Por poner una pega, a pocos kilómetros de esta costa se encuentra la zona más castigada por la industria del ladrillo, llena de urbanizaciones y resorts, aunque sin edificios de excesiva altura. La evitamos completamente y nos fuimos a Yaiza, un pequeño pueblo del interior de casas desperdigadas. Allí teníamos marcado en el mapa un local llamado Bar Stop en el que, por precios populares, servían platos sabrosos y contundentes de comida canaria. Fue toda una experiencia sentirse como uno más de aquel lugar, comiendo apoyados en la concurrida barra y escuchando las historias cotidianas de los lanzaroteños que allí se encontraban. Una parada obligatoria en el sur de Lanzarote.
Cargados de energía nos fuimos hacia la costa para visitar las Salinas de Janubio, situadas junto a una laguna de idéntico nombre formada gracias a la barrera de lava que la protege del mar. Pudimos ver bien de cerca los montones de sal recién extraídos en esta instalación protegida por su alto valor científico. Desde allí salía una maravillosa carretera que, a modo de frontera entre el océano y un mar de lava solidificada, nos llevó a Los Hervideros, uno de los lugares más sorprendentes de Lanzarote.

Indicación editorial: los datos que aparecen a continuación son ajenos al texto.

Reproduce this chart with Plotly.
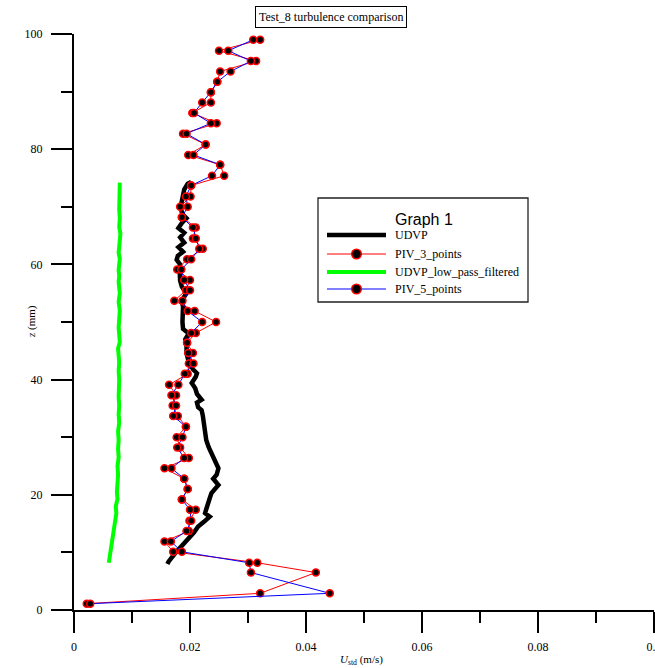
import plotly.graph_objects as go

# ---------------- data ----------------
piv_z = [99.0, 97.1, 95.3, 93.5, 91.7, 89.9, 88.1, 86.3, 84.5, 82.7, 80.8, 79.0, 77.3, 75.4,
         73.7, 71.8, 70.0, 68.2, 66.4, 64.5, 62.7, 60.9, 59.1, 57.3, 55.5, 53.7, 51.9, 50.0,
         48.1, 46.4, 44.6, 42.8, 41.0, 39.1, 37.3, 35.5, 33.7, 31.8, 30.0, 28.2, 26.4, 24.6,
         22.8, 21.0, 19.2, 17.4, 15.5, 13.7, 11.9, 10.1, 8.2, 6.5, 2.9, 1.1]
piv3_u = [0.0321, 0.0250, 0.0314, 0.0252, 0.0247, 0.0236, 0.0236, 0.0204, 0.0246, 0.0188, 0.0227,
          0.0197, 0.0252, 0.0259, 0.0202, 0.0201, 0.0183, 0.0186, 0.0210, 0.0205, 0.0222, 0.0195,
          0.0178, 0.0200, 0.0193, 0.0173, 0.0208, 0.0245, 0.0210, 0.0195, 0.0205, 0.0198, 0.0196,
          0.0164, 0.0176, 0.0170, 0.0179, 0.0193, 0.0177, 0.0183, 0.0198, 0.0156, 0.0190, 0.0196,
          0.0186, 0.0210, 0.0199, 0.0198, 0.0156, 0.0171, 0.0316, 0.0417, 0.0321, 0.0022]
piv5_u = [0.0309, 0.0266, 0.0305, 0.0270, 0.0247, 0.0236, 0.0221, 0.0207, 0.0236, 0.0194, 0.0227,
          0.0206, 0.0252, 0.0238, 0.0202, 0.0193, 0.0196, 0.0186, 0.0205, 0.0210, 0.0216, 0.0202,
          0.0185, 0.0190, 0.0200, 0.0187, 0.0196, 0.0221, 0.0202, 0.0195, 0.0197, 0.0206, 0.0191,
          0.0180, 0.0168, 0.0176, 0.0171, 0.0193, 0.0187, 0.0178, 0.0190, 0.0168, 0.0190, 0.0196,
          0.0186, 0.0200, 0.0202, 0.0194, 0.0167, 0.0186, 0.0302, 0.0305, 0.0441, 0.0028]

udvp_z = [74.3, 74.0, 73.0, 72.3, 71.0, 70.0, 69.0, 68.5, 68.0, 67.2, 66.3, 65.5, 64.7, 63.8,
          63.0, 62.2, 61.5, 60.8, 60.0, 59.2, 58.4, 57.2, 56.1, 55.0, 54.4, 53.5, 52.7, 51.5,
          50.0, 48.8, 48.0, 47.0, 46.0, 44.6, 43.0, 41.8, 41.1, 40.5, 39.4, 38.5, 37.5, 36.5,
          36.0, 35.2, 34.7, 33.8, 32.9, 31.8, 30.6, 29.5, 28.3, 27.4, 26.0, 24.6, 23.5, 22.8,
          21.7, 20.3, 19.4, 18.5, 17.5, 16.8, 16.2, 15.3, 14.5, 13.5, 12.7, 11.8, 11.0, 9.8,
          8.4, 8.0]
udvp_u = [0.0202, 0.0196, 0.0190, 0.0188, 0.0186, 0.0184, 0.0186, 0.0189, 0.0194, 0.0186, 0.0180,
          0.0190, 0.0183, 0.0190, 0.0180, 0.0188, 0.0179, 0.0177, 0.0183, 0.0182, 0.0182, 0.0183,
          0.0186, 0.0194, 0.0190, 0.0186, 0.0188, 0.0187, 0.0187, 0.0188, 0.0198, 0.0192, 0.0194,
          0.0194, 0.0198, 0.0205, 0.0212, 0.0210, 0.0203, 0.0209, 0.0212, 0.0220, 0.0212, 0.0214,
          0.0220, 0.0222, 0.0223, 0.0224, 0.0226, 0.0228, 0.0232, 0.0236, 0.0243, 0.0249, 0.0246,
          0.0240, 0.0249, 0.0237, 0.0234, 0.0232, 0.0228, 0.0226, 0.0234, 0.0224, 0.0214, 0.0207,
          0.0200, 0.0191, 0.0183, 0.0174, 0.0163, 0.0161]

lp_z = [8.2, 9.5, 11.3, 12.5, 14.4, 15.5, 16.8, 18.0, 19.3, 20.5, 22.0, 23.5, 25.0, 26.5, 28.0,
        29.5, 31.0, 32.5, 34.0, 35.5, 37.0, 38.5, 40.0, 41.5, 43.0, 45.4, 46.5, 47.8, 49.0, 50.5,
        52.0, 53.5, 55.0, 56.0, 57.0, 58.0, 59.0, 60.0, 61.0, 62.0, 63.0, 64.2, 65.3, 66.5, 68.0,
        69.5, 71.0, 72.5, 74.2]
lp_u = [0.0060, 0.0062, 0.0064, 0.0066, 0.0069, 0.0071, 0.0073, 0.0072, 0.0075, 0.0074, 0.0075,
        0.0076, 0.0075, 0.0077, 0.0076, 0.0077, 0.0076, 0.0078, 0.0077, 0.0078, 0.0077, 0.0078,
        0.0078, 0.0077, 0.0078, 0.0076, 0.0079, 0.0078, 0.0077, 0.0078, 0.0079, 0.0077, 0.0079,
        0.0078, 0.0077, 0.0078, 0.0077, 0.0078, 0.0079, 0.0077, 0.0078, 0.0079, 0.0080, 0.0078,
        0.0079, 0.0078, 0.0078, 0.0079, 0.0079]

x_ticks = [0, 0.02, 0.04, 0.06, 0.08, 0.1]
x_ticklabels = ["0", "0.02", "0.04", "0.06", "0.08", "0.1"]
y_ticks = [0, 20, 40, 60, 80, 100]
y_ticklabels = ["0", "20", "40", "60", "80", "100"]

title_text = "Test_8 turbulence comparison"
legend_title = "Graph 1"
names = ["UDVP", "PIV_3_points", "UDVP_low_pass_filtered", "PIV_5_points"]
x_title = "<i>U</i><sub>std</sub> (m/s)"
y_title = "<i>z</i> (mm)"

# ---------------- layout geometry ----------------
W, H = 655, 668
L, R, T, B = 74, 1, 34, 58
PW, PH = W - L - R, H - T - B
SERIF = "Liberation Serif, Times New Roman, serif"
SANS = "Liberation Sans, Arial, sans-serif"


def px(x):
    return (x - L) / PW


def py(y):
    return (H - B - y) / PH


marker_style = dict(symbol="circle", size=7, color="black", line=dict(color="#ff0000", width=1.5))

fig = go.Figure()
fig.add_trace(go.Scatter(x=udvp_u, y=udvp_z, mode="lines", name=names[0],
                         line=dict(color="black", width=4.5), showlegend=False))
fig.add_trace(go.Scatter(x=piv3_u, y=piv_z, mode="lines+markers", name=names[1],
                         line=dict(color="#ff0000", width=1), marker=marker_style, showlegend=False))
fig.add_trace(go.Scatter(x=lp_u, y=lp_z, mode="lines", name=names[2],
                         line=dict(color="#00ff00", width=4), showlegend=False))
fig.add_trace(go.Scatter(x=piv5_u, y=piv_z, mode="lines+markers", name=names[3],
                         line=dict(color="#0000ff", width=1), marker=marker_style, showlegend=False))

shapes = []
annotations = []

# legend box (drawn manually)
shapes.append(dict(type="rect", xref="paper", yref="paper", x0=px(318), x1=px(528),
                   y0=py(302), y1=py(198), line=dict(color="#222", width=1.3),
                   fillcolor="white", layer="above"))
annotations.append(dict(xref="paper", yref="paper", x=px(393), y=py(219), text=legend_title,
                        showarrow=False, xanchor="left", yanchor="middle",
                        font=dict(family=SANS, size=16, color="black")))
item_y = [235, 254, 272, 289]
item_col = ["black", "#ff0000", "#00ff00", "#0000ff"]
item_w = [4.5, 1, 4, 1]
item_mark = [False, True, False, True]
for i in range(4):
    yy = py(item_y[i])
    shapes.append(dict(type="line", xref="paper", yref="paper", x0=px(327), x1=px(386),
                       y0=yy, y1=yy, line=dict(color=item_col[i], width=item_w[i]), layer="above"))
    if item_mark[i]:
        r = 4.8
        shapes.append(dict(type="circle", xref="paper", yref="paper",
                           x0=px(356.5 - r), x1=px(356.5 + r), y0=py(item_y[i] + r), y1=py(item_y[i] - r),
                           fillcolor="black", line=dict(color="#ff0000", width=1.5), layer="above"))
    annotations.append(dict(xref="paper", yref="paper", x=px(393), y=yy, text=names[i],
                            showarrow=False, xanchor="left", yanchor="middle",
                            font=dict(family=SERIF, size=12, color="black")))

# chart title in a box
annotations.append(dict(xref="paper", yref="paper", x=px(330.5), y=py(17), text=title_text,
                        showarrow=False, xanchor="center", yanchor="middle",
                        bordercolor="black", borderwidth=1, borderpad=3, bgcolor="white",
                        font=dict(family=SERIF, size=12, color="black")))

# axis titles
annotations.append(dict(xref="paper", yref="paper", x=px(31), y=0.5, text=y_title, textangle=-90,
                        showarrow=False, xanchor="center", yanchor="middle",
                        font=dict(family=SERIF, size=11, color="black")))
annotations.append(dict(xref="paper", yref="paper", x=px(361), y=py(660), text=x_title,
                        showarrow=False, xanchor="center", yanchor="middle",
                        font=dict(family=SERIF, size=11, color="black")))

axis_common = dict(showgrid=False, zeroline=False, showline=True, linecolor="black", linewidth=2,
                   ticks="outside", ticklen=21, tickwidth=2, tickcolor="black",
                   ticklabeloverflow="allow",
                   tickfont=dict(family=SERIF, size=12, color="black"))

fig.update_layout(
    width=W, height=H, margin=dict(l=L, r=R, t=T, b=B, autoexpand=False),
    paper_bgcolor="white", plot_bgcolor="white",
    shapes=shapes, annotations=annotations,
    xaxis=dict(range=[0, 0.1], tickvals=x_ticks, ticktext=x_ticklabels,
               minor=dict(dtick=0.01, ticks="outside", ticklen=11, tickwidth=2, tickcolor="black"),
               ticklabelstandoff=4, **axis_common),
    yaxis=dict(range=[0, 100], tickvals=y_ticks, ticktext=y_ticklabels,
               minor=dict(dtick=10, ticks="outside", ticklen=11, tickwidth=2, tickcolor="black"),
               ticklabelstandoff=6, **axis_common),
    showlegend=False,
)

fig.write_html("out.html")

Por este conjunto de cuevas, frente al océano, circulaba el agua bajo nuestros pies. En días de mar bravo, el agua golpea fuertemente las paredes y sale despedida hacia el exterior, formando nubes de gotas de agua salada que dan la impresión de estar hirviendo. Fue un auténtico subidón de adrenalina observar este espectáculo desde arriba y ver cómo, en pocos segundos, el nivel del mar subía y bajaba unos cuantos metros y golpeaba de manera violenta las rocas de lava.

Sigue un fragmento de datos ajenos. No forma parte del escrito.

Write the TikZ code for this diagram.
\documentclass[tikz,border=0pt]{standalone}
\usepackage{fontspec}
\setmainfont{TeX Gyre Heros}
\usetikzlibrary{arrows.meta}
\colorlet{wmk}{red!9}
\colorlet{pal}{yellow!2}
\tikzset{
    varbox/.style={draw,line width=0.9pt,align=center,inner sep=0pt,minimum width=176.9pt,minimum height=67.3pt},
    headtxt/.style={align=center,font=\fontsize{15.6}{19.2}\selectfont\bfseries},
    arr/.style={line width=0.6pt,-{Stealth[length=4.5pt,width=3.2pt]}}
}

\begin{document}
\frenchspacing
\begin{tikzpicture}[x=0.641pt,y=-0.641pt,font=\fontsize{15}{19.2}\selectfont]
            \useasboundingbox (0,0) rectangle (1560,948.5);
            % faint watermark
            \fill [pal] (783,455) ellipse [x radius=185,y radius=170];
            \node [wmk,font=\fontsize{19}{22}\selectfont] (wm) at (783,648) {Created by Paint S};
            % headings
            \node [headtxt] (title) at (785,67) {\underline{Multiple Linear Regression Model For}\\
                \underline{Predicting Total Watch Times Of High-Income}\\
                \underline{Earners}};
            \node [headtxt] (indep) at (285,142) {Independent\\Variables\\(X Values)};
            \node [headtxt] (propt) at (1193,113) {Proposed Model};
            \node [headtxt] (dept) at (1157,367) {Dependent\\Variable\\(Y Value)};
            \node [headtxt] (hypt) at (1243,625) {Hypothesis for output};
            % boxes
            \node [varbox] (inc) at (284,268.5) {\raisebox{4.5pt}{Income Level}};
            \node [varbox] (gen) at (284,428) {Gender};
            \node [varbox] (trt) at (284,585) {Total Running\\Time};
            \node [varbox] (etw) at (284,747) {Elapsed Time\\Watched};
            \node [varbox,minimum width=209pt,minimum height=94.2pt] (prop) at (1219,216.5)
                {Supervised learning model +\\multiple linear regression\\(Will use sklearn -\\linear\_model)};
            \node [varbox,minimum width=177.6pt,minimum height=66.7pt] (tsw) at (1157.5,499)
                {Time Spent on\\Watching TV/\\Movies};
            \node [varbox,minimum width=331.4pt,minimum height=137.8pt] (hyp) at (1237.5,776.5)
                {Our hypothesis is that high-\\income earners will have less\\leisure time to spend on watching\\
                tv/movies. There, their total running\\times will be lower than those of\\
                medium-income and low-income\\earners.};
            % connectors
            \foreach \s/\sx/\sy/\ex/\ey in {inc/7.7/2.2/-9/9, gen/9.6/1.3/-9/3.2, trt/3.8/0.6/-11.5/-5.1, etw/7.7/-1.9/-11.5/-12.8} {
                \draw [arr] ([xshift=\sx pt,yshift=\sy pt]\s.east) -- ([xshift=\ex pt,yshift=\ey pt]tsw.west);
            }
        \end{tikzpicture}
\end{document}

Para añadir contraste al día, nuestro siguiente destino fue la Fundación César Manrique, en Teguise. Esta institución, dedicada a la memoria y conservación de la obra del arquitecto, está ubicada en una antigua casa de Manrique, totalmente mimetizada con su entorno entre cuevas formadas por las erupciones volcánicas en la isla, y manteniendo un respeto absoluto por la arquitectura tradicional de Lanzarote pero con un espíritu abierto y vanguardista. Fue una experiencia preciosa imaginarse viviendo en un lugar así, lleno de estancias abiertas en las que la luz natural ilumina cada uno de los rincones, pero al mismo tiempo quedan resguardados del calor y del viento.
Acabamos el día recorriendo la carretera por la zona de La Geria, flanqueada por viñedos en los que la vid crece sobre la tierra de color negro en hoyos de hasta cuatro o cinco metros de diámetro y con muros de piedra que los rodean para proteger la planta de los fuertes vientos característicos de la isla. Paramos en una de las bodegas de las muchas que encontramos a lo largo del recorrido para probar algunos vinos con denominación de origen y comprobar su alta calidad, teniendo en cuenta su peculiar método de cultivo, único en el mundo.
Nuestro último día en Lanzarote nos dejaba unas horas libres antes de volar de regreso a Valencia, así que decidimos aprovecharlas para visitar la Casa Museo de César Manrique, el último lugar que habitó el arquitecto antes de su muerte en 1992. Allí pudimos descubrir su faceta artística en su taller personal de pintura y escultura. Un espacio íntimo que ahora es posible conocer.
Fue una pena ver lo rápido que se nos había pasado el tiempo en Lanzarote, y es que esta isla nos generó un vínculo muy fuerte. Algo más allá de su belleza dejó una profunda huella en nosotros. Si oyes decir a alguien que esta isla es mágica, créetelo. Nada más despegar ya teníamos ganas de volver y estamos seguros que lo haremos algún día.